M. Gilbert Barbier - Je m'étonne qu'un club de réflexion connu préconise la légalisation du cannabis en France afin de dégager 1,5 milliard d'euros qui seraient consacrés à la prévention.

M. Jean Desessard, rapporteur.  - Terra Nova !

M. Gilbert Barbier.  - Comme si, depuis la vignette automobile de Paul Ramadier, le fléchage des taxes avait fait ses preuves... (Sourires)

Les cosignataires de cette proposition de loi ne nient pas la dangerosité du principe actif du cannabis. Une enquête épidémiologique d'envergure sur ce phénomène de société serait d'ailleurs bienvenue. Curieux, dès lors, d'en préconiser la légalisation.
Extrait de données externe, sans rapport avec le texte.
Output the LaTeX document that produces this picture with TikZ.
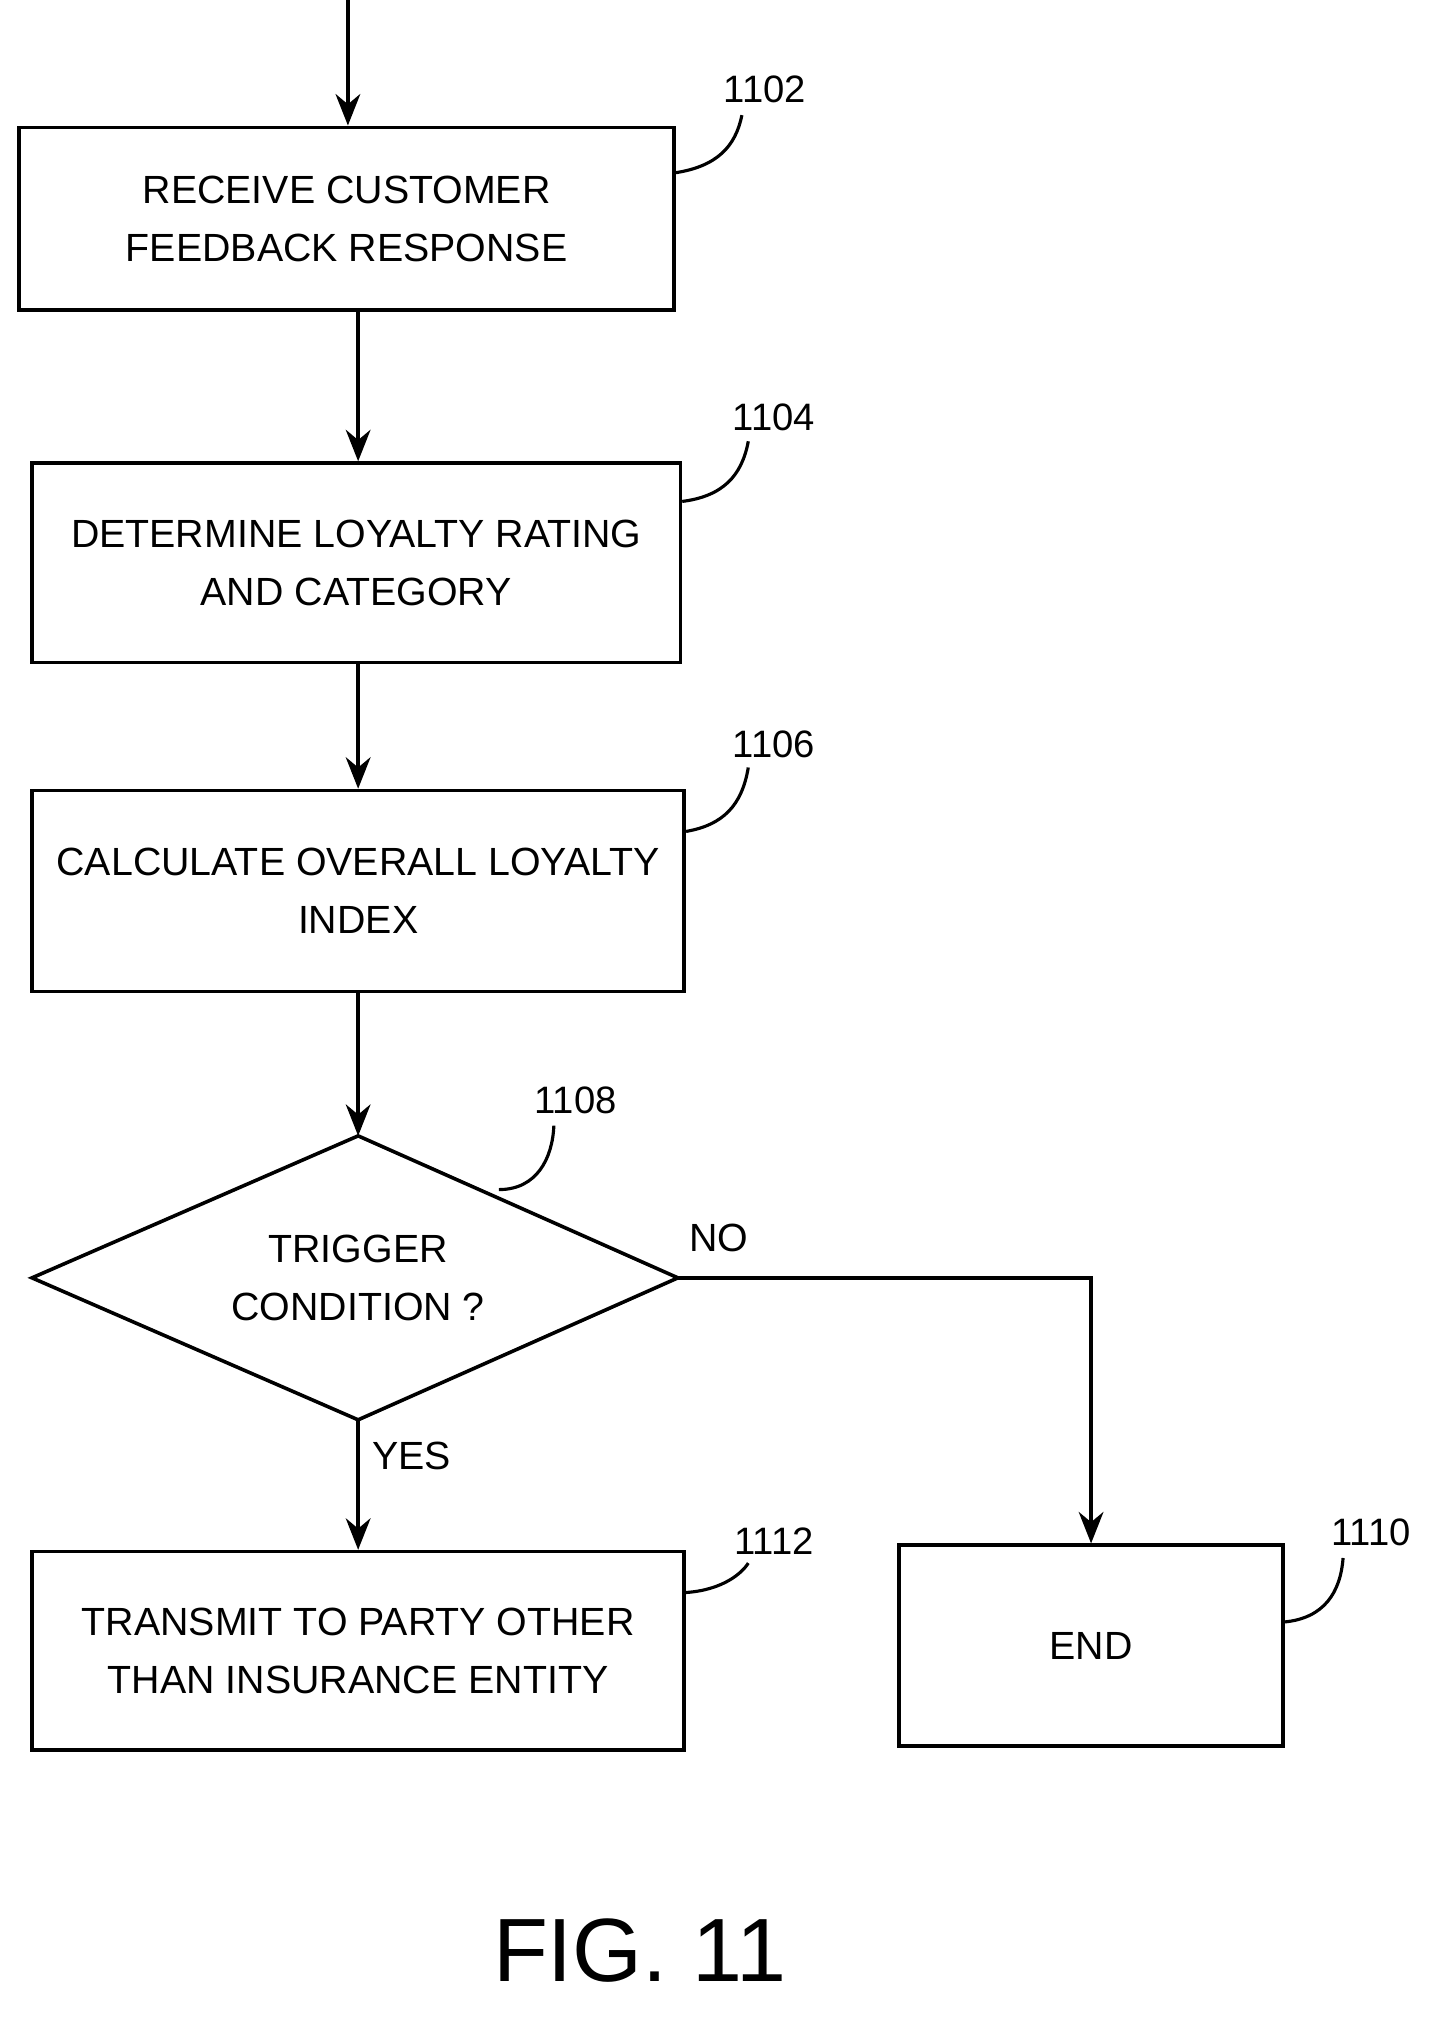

Que d'improvisations sémantiques ! Dépénaliser signifie lever les sanctions pénales en vigueur, donc lever l'interdit. Or ce qui n'est pas interdit est permis, ce qui est permis est légal. Dépénaliser, c'est donc légaliser, d'autant qu'aucune sanction administrative n'est prévue. La proposition de loi renvoie tout encadrement au décret...

L'objectif d'une société sans drogue, commun à l'ensemble des pays européens, demeure un idéal auquel aucun d'entre eux n'a renoncé ; il n'empêche pas de chercher à réduire les risques. L'usage de cannabis doit rester une transgression.

Mieux vaudrait adapter la sanction. La réponse pénale est manifestement inefficace : le nombre des interpellations a beau augmenter, il reste faible par rapport au nombre de consommateurs, et épargne les jeunes. J'avais proposé une contravention pour toute utilisation en premier usage. Peut-être cette idée prospérera-t-elle... En tout état de cause, notre groupe ne votera pas ce texte. (Applaudissements sur les bancs RDSE)

M. David Rachline .  - Non, la drogue n'est pas une fatalité. La dépénalisation est une duperie : loin de régler les problèmes, elle les aggrave. Le cannabis n'est pas un produit de consommation comme l'alcool et le tabac, c'est la porte vers la consommation de drogues dures.

M. Jean Desessard.  - C'est faux !

M. David Rachline.  - Ses effets sont indéniables. Les héroïnomanes et cocaïnomanes ont toujours commencé par le cannabis. Dépénaliser, c'est mettre la drogue à la disposition de tous. C'est de l'inconscience, de l'irresponsabilité. C'est mettre en danger nos jeunes, déjà vulnérables. On ferait de la prévention tout en leur proposant du cannabis sur un plateau d'argent ?

C'est naïveté de penser que les mafias vont facilement renoncer à cette rente ! Avec la légalisation, l'État deviendrait le partenaire des groupes criminels ! Avec cette proposition de loi, le groupe écologiste sombre à nouveau dans la démagogie de l'idéologie libertaire.

Face à la drogue, il ne faut pas baisser les bras. Il faut lutter sans relâche contre les trafiquants, démoder le cannabis en expliquant que les joies éphémères qu'il procure sont un leurre qui ne laissent derrière elles que la détresse.

M. le président.  - Il est 18 h 30. Le temps imparti s'est écoulé. Il appartiendra à la Conférence des présidents d'inscrire la suite de l'examen de ce texte à l'ordre du jour d'une prochaine séance.